You are very kind to continue being so interested in "Holliday" and to let me know that it went well at the New School. After all even if a film I made was not good, it represents a great deal of hard work and I can't help having certain fond memories and thoughts about it.

You are correct in saying it was a comedown from "Eve" but the sought after new Durbin image was not meant just to show me grown up but to have a story which featured me in special and different circumstances, directed by someone exceptional, instead of which I think you'll admit, as did most people, "Eve" was handed to Charles Laughton.

He was marvellous in the picture and the fact that we remained very close friends even though we were both aware of "Eve" being a Laughton not a Durbin film, shows how fond we were of each other.

AS YOU KNOW? I went on a six month suspension at that time and came back to what I thought would be a picture written by Bruce Manning and directed by Jean Renoir! I have already described what took place with that, but perhaps forgot also to mention that we were on the shooting stage for about six months with numerous script changes every day!

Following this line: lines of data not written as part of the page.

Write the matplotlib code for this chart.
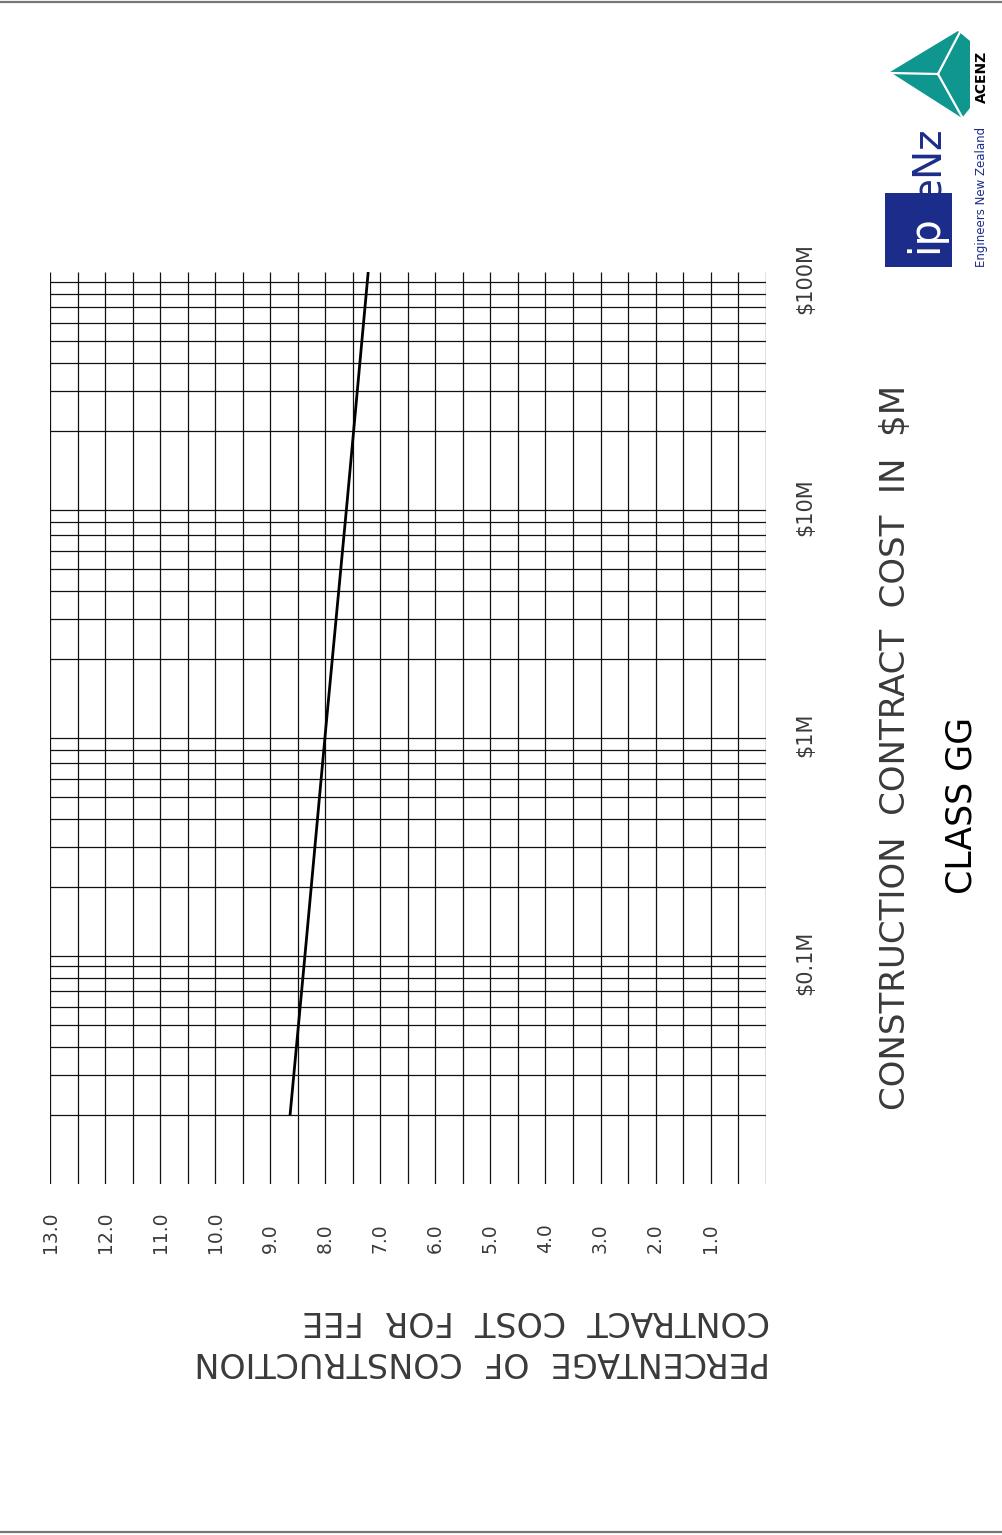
import numpy as np
import matplotlib
matplotlib.use("Agg")
import matplotlib.pyplot as plt
from matplotlib.patches import Polygon, Rectangle
from matplotlib.transforms import offset_copy

# fee curve, class GG (cost in $M, fee in % of construction cost)
cost = [0.02, 0.1, 1, 10, 100]
fee = [8.64, 8.37, 7.99, 7.60, 7.22]

pct_ticks = [13, 12, 11, 10, 9, 8, 7, 6, 5, 4, 3, 2, 1]
pct_labels = ["13.0", "12.0", "11.0", "10.0", "9.0", "8.0", "7.0",
              "6.0", "5.0", "4.0", "3.0", "2.0", "1.0"]
cost_ticks = [0.1, 1, 10, 100]
cost_labels = [r"\$0.1M", r"\$1M", r"\$10M", r"\$100M"]

W, H = 1003, 1535
fig = plt.figure(figsize=(W / 100, H / 100), dpi=100)
fig.patch.set_facecolor("white")

# chart area in pixels (left, top, right, bottom)
x0, y0, x1, y1 = 50, 272, 765.7, 1184
ax = fig.add_axes([x0 / W, (H - y1) / H, (x1 - x0) / W, (y1 - y0) / H])
ax.set_xlim(13, 0)
ax.set_yscale("log")
ax.set_ylim(0.01, 100)
ax.axis("off")

gc = "#111111"
ax.vlines(np.arange(0, 13.01, 0.5), 0.01, 100, color=gc, lw=0.9)
minor = [m * 10.0 ** k for k in range(-2, 2) for m in range(2, 10)] + [0.1]
ax.hlines(minor, 0, 13, color=gc, lw=0.9)

ax.plot(fee, cost, color="black", lw=2.0, solid_capstyle="butt")

thin = dict(family="DejaVu Sans", color="#3a3a3a")
tx = ax.get_xaxis_transform()
for v, s in zip(pct_ticks, pct_labels):
    ax.text(v, -0.0757, s, transform=tx, rotation=90, ha="center",
            va="bottom", fontsize=13.5, **thin)
ty = offset_copy(ax.get_yaxis_transform(), fig=fig, y=-7, units="dots")
for v, s in zip(cost_ticks, cost_labels):
    ax.text(1.055, v, s, transform=ty, rotation=90, ha="center",
            va="center", fontsize=15, **thin)

fig.text(896 / W, (H - 747) / H, r"CONSTRUCTION  CONTRACT  COST  IN  \$M",
         rotation=90, ha="center", va="center", fontsize=24.5, **thin)
fig.text(962 / W, (H - 805) / H, "CLASS GG", rotation=90, ha="center",
         va="center", fontsize=25, family="DejaVu Sans", color="black")
fig.text(770 / W, (H - 1341) / H,
         "PERCENTAGE  OF  CONSTRUCTION\nCONTRACT  COST  FOR  FEE",
         rotation=180, ha="right", va="center", multialignment="left",
         fontsize=24, linespacing=1.3, **thin)

# page frame and logos, drawn in pixel space
ov = fig.add_axes([0, 0, 1, 1], zorder=-1)
ov.set_xlim(0, W)
ov.set_ylim(H, 0)
ov.axis("off")
ov.plot([0, W], [2, 2], color="#777777", lw=1.6)
ov.plot([0, W], [1532, 1532], color="#777777", lw=1.6)

teal = "#0f968f"
ov.add_patch(Polygon([(958, 31), (970, 41), (970, 108), (962, 118), (890, 72)],
                     closed=True, color=teal, lw=0))
cx, cy = 938, 74
for ex, ey in [(960, 32), (891, 73), (962, 117)]:
    ov.plot([cx, ex], [cy, ey], color="white", lw=1.6)
ov.text(982, 77, "ACENZ", rotation=90, ha="center", va="center",
        fontsize=10, fontweight="bold", color="black")

navy = "#1b2c8a"
ov.add_patch(Rectangle((885, 193), 67, 74, color=navy, lw=0))
ov.text(925, 234, "ip", rotation=90, ha="center", va="center",
        fontsize=30, color="white")
ov.text(928, 163, "eNz", rotation=90, ha="center", va="center",
        fontsize=28, color=navy)
ov.text(982, 197, "Engineers New Zealand", rotation=90, ha="center",
        va="center", fontsize=8.5, color=navy)

fig.savefig("out.png", dpi=100, facecolor="white")
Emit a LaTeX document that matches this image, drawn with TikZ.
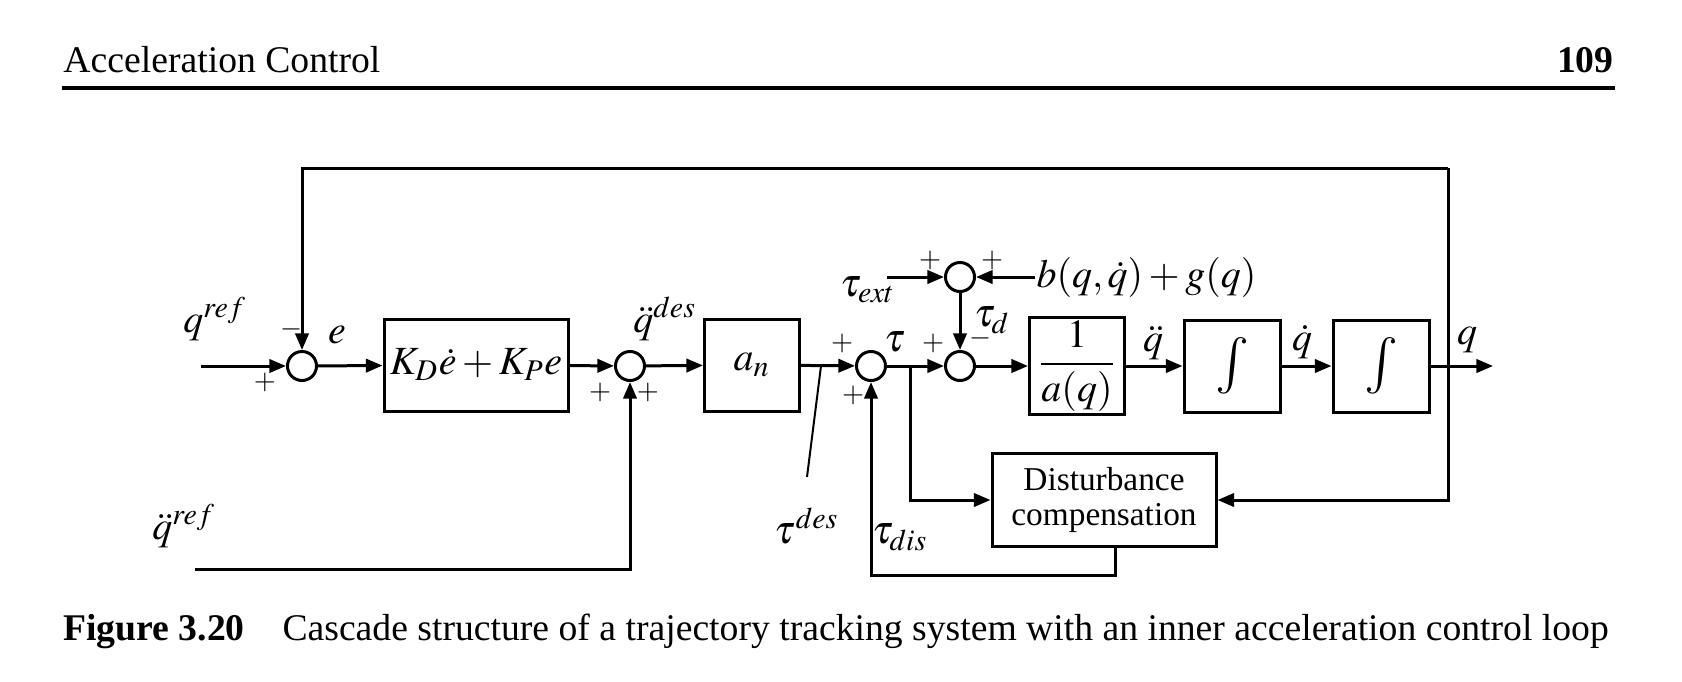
\documentclass[tikz,border=0pt]{standalone}
\usepackage{mathptmx}
\usepackage[no-math]{fontspec}
\setmainfont{Liberation Serif}
\usetikzlibrary{arrows.meta,positioning}

\begin{document}
\begin{tikzpicture}[
    x=0.3pt, y=-0.3pt,
    >={Triangle[length=5pt,width=4pt]},
    line width=0.9pt,
    font=\fontsize{12}{14}\selectfont,
    blk/.style = {draw,minimum height=27.6pt,inner sep=1pt},
    intg/.style = {blk,minimum width=28.8pt,font=\fontsize{17}{17}\selectfont},
    sumc/.style = {draw,circle,minimum size=8.7pt,inner sep=0pt},
    sgn/.style = {font=\fontsize{8.5}{8.5}\selectfont,inner sep=0pt},
    lbl/.style = {inner sep=0pt}
    ]
  \useasboundingbox (0,0) rectangle (1682,681);
  % Header and caption
  \node[lbl,anchor=base west,font=\fontsize{11.3}{13}\selectfont] (head) at (62,72) {Acceleration Control};
  \node[lbl,anchor=base east,font=\fontsize{11.3}{13}\selectfont\bfseries] (page) at (1615,72) {109};
  \draw[line width=1.1pt] (62,88) -- (1615,88);
  \node[lbl,anchor=base west,font=\fontsize{11.3}{13}\selectfont\bfseries] (capnum) at (62,640) {Figure 3.20};
  \node[lbl,anchor=base west,font=\fontsize{11.3}{13}\selectfont] (captxt) at (281,640)
    {Cascade structure of a trajectory tracking system with an inner acceleration control loop};
  % Blocks
  \node[blk,minimum width=55.2pt] (kd) at (476,365) {$K_D\dot{e}+K_Pe$};
  \node[blk,minimum width=28.5pt] (an) at (752,365) {$a_n$};
  \node[blk,minimum width=28.5pt] (ainv) at (1077,366) {$\displaystyle\frac{1}{a(q)}$};
  \node[intg] (int1) at (1232,366) {$\int$};
  \node[intg] (int2) at (1381,366) {$\int$};
  \node[blk,minimum width=67.2pt,minimum height=27.9pt,align=center,
    font=\fontsize{10}{10.5}\selectfont] (dc) at (1104,500) {Disturbance\\compensation};
  % Summing points
  \node[sumc] (s1) at (302,366) {};
  \node[sumc] (s2) at (630,366) {};
  \node[sumc] (s3) at (871,366) {};
  \node[sumc] (s4) at (960,366) {};
  \node[sumc] (s5) at (960,277) {};
  % Signs
  \node[sgn] (s1p) at (265,382) {$+$};
  \node[sgn] (s1m) at (292,329) {$-$};
  \node[sgn] (s2p) at (600,392) {$+$};
  \node[sgn] (s2q) at (648,392) {$+$};
  \node[sgn] (s3p) at (842,343) {$+$};
  \node[sgn] (s3q) at (853,395) {$+$};
  \node[sgn] (s4p) at (933,343) {$+$};
  \node[sgn] (s4m) at (980,338) {$-$};
  \node[sgn] (s5p) at (930,260) {$+$};
  \node[sgn] (s5q) at (992,260) {$+$};
  % Labels
  \node[lbl] (qref) at (215,319) {$q^{ref}$};
  \node[lbl] (ddqref) at (184,526) {$\ddot{q}^{ref}$};
  \node[lbl] (elbl) at (337,335) {$e$};
  \node[lbl] (ddqdes) at (665,319) {$\ddot{q}^{des}$};
  \node[lbl] (taudes) at (807,526) {$\tau^{des}$};
  \node[lbl] (taulbl) at (895,342) {$\tau$};
  \node[lbl] (tauext) at (868,290) {$\tau_{ext}$};
  \node[lbl,anchor=west] (bg) at (1035,277) {$b(q,\dot{q})+g(q)$};
  \node[lbl] (taud) at (992,320) {$\tau_d$};
  \node[lbl] (ddq) at (1153,343) {$\ddot{q}$};
  \node[lbl] (dq) at (1302,342) {$\dot{q}$};
  \node[lbl] (qlbl) at (1467,340) {$q$};
  \node[lbl] (taudis) at (900,537) {$\tau_{dis}$};
  % Coordinates
  \coordinate (qin) at (201,366);
  \coordinate (ddqin) at (195,569);
  \coordinate (tdtap) at (821,366);
  \coordinate (tdend) at (807,477);
  \coordinate (ttap) at (910,366);
  \coordinate (textin) at (887,277);
  \coordinate (qtap) at (1448,366);
  \coordinate (fbtop) at (1448,168);
  \coordinate (qout) at (1493,366);
  \coordinate (dcout) at ([xshift=3.3pt]dc.south);
  % Forward path
  \draw[->] (qin) -- (s1);
  \draw[->] (s1) -- (kd);
  \draw[->] (kd) -- (s2);
  \draw[->] (ddqin) -| (s2);
  \draw[->] (s2) -- (an);
  \draw[->] (an) -- (s3);
  \draw[->] (s3) -- (s4);
  \draw[->] (s4) -- (ainv);
  \draw[->] (ainv) -- (int1);
  \draw[->] (int1) -- (int2);
  \draw[->] (int2) -- (qout);
  \draw[line width=0.6pt] (tdtap) -- (tdend);
  % Disturbances
  \draw[->] (textin) -- (s5);
  \draw[->] (bg) -- (s5);
  \draw[->] (s5) -- (s4);
  % Feedback
  \draw (qtap) -- (fbtop);
  \draw[->] (fbtop) -| (s1);
  \draw[->] (qtap) |- (dc);
  \draw[->] (ttap) |- (dc);
  \draw[->] (dcout) -- ++(0,27) -| (s3);
\end{tikzpicture}
\end{document}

A couple of remarks about the programme:
Koster had not left for M.G.M. while I was making "Holliday" but was shooting a film with Diana Barrymore at Universal.

Manning was responsible for many of the excellent Pasternak scripts before Joe left for M.G.M.

On second thought, you're right ..."Holliday" does not deserve the Booby Prize but as I was so enthousiastic and raring to go, the disappointment of a bad film hurt all the more and perhaps made me unfair.

These may all sound like petty details but when trying to change an "image" such things are important and it shows how complicated and sometimes tortuous those sparkling careers can be.

Forgive me for bending your ear like this but it is so pleasant to have an interested, understanding and listening ear to bend!